Robbie Savage described a dressing-room "game" where "you sat on a chair with your head covered by a wet towel while team-mates wrapped a football in another towel and whacked you over the head". He added, "I've seen kids physically hide - in the toilets, the boot room, kitchen, wherever - to escape being hammered by their peers."
A life in team sport is more extreme, more vivid and more fraught with tension than anything you will find outside the military. This is a tribal environment, as well as a hyper-male one in which competitiveness and athleticism are prerequisites. It comes with its own village elders (senior pros) and initiation rituals, as well as the ever-present banter and leg-pulling which, at its best, functions as a sort of social glue.
"When I was studying anthropology at university, we worked on case studies of African tribes that had an 'insult complex'," says Britain's leading squash coach, Malcolm Willstrop. "You only insulted people you liked, and people you knew could take it. Which isn't so far from the way things work at Pontefract Squash Club. Perhaps I'm old-fashioned, but banter is part of the joy of life, isn't it? If you're not laughing and ribbing each other, where's the fun?"
Willstrop stresses he's talking about grown-ups here; children should be treated more gently. Even so, one man's banter can easily spill over into another man's bullying. And if you are not careful, most of the mickey-taking will be directed at the vulnerable.
"Football dressing rooms can be like an army barracks - young men with a lot of testosterone," says Gordon Taylor, chief executive of the Professional Footballers' Association, who have introduced 24-hour bullying helplines. "It's a delicate subject to deal with because, when youngsters are hoping to make the grade, they don't want to be seen to be complaining."

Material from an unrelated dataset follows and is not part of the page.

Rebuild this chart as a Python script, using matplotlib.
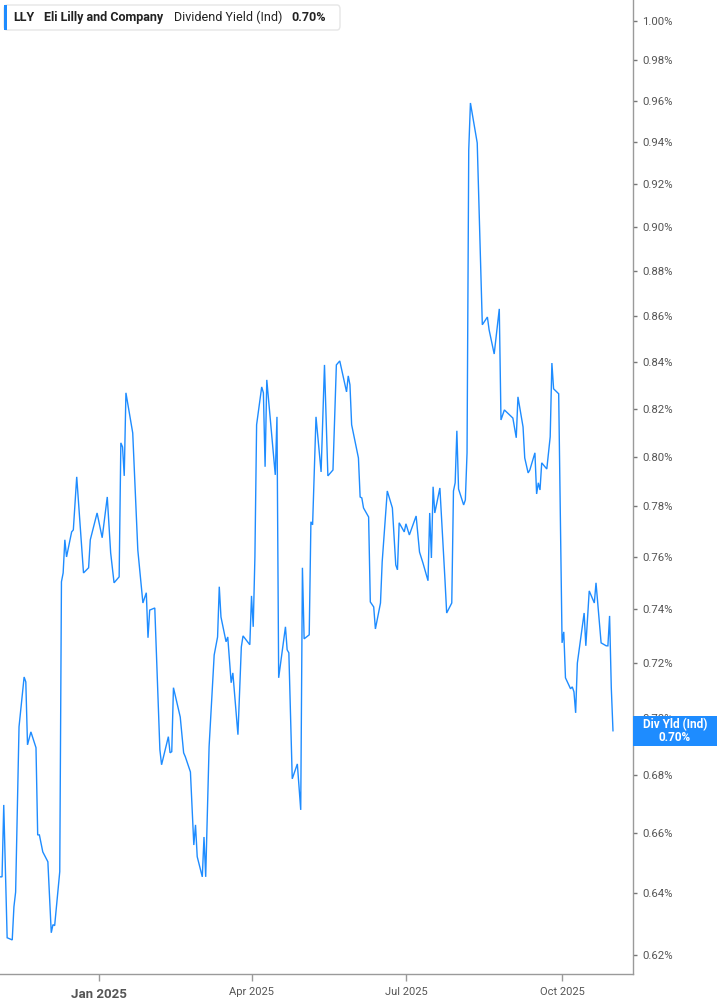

There's something primal about a sports team, something that recalls the law of the jungle. When those 11 or 15 players go out on the field, they're not so different to the hunter-gatherers bringing down a mammoth. No wonder dressing rooms can be uncivilised places at times, nor that new recruits are routinely tested out for strength of character for fear they might prove to be a weak link.
Savage's account speaks of "your initiation ritual as a Manchester United apprentice [which] involved being led into a darkened room where you had to chat up a mop and then get sexy with a treatment table while the other lads giggled in the background". A daft game, perhaps, but also a challenge to be passed.
If each sport has its own peculiar ecosystem, then rugby dressing rooms are the most cohesive.
"You're not just relying on your team-mates for the result, but for safety," says former international hooker Brian Moore.
As an individual sport played in a team environment, cricket is at the other end of the scale. Not only do the endless tours allow petty jealousies to fester, but selfishness is hard to avoid when the scorecard evaluates every player so precisely. In public, a cricketer will always say he would rather win the match than score a hundred. But what if he makes a duck, causing his batting average to slump and the selectors to lose faith in him?
"When I go through all the dressing-room flare-ups I can remember," says one grizzled former pro, "it was always the same thing. Player A has had a bad match. Player B has had a good one, but doesn't manage to put on a sympathetic act - and thus dents the illusion of team spirit. Some people are just better at dissembling than others. Pietersen causes trouble because he is such a bad actor."
The dynamics are different again in modern Premier League football. These polyglot teams stand in constant danger of fragmentation.
"It's easy to get the French lads and the Spanish boys and then the rest all in their little groups," says former Arsenal striker Alan Smith. "But successful clubs find a way around that. At Manchester City, Vincent Kompany makes an effort to get everyone involved off the pitch, and invites the wives and girlfriends, too, to give it a family atmosphere."
There's another practical issue involving football. As well as hefty pay packets, they also have too much time on their hands.
"Footballers are bored a lot," says Jon Finn, a psychologist who has worked across a variety of sports. "There's so much sitting around, unfocused time. Your brain finds that stressful because it wants instant gratification. So you find players getting involved in gambling and drinking to distract themselves. Or bullying, because making someone else feel bad is a quick way to perk yourself up."
The reality is that dressing rooms in any male team sport are always going to be edgy and unreconstructed, with a touch of lawlessness about them.
The only unique thing about Pietersen's story is that he has chosen to play the arguments out in public.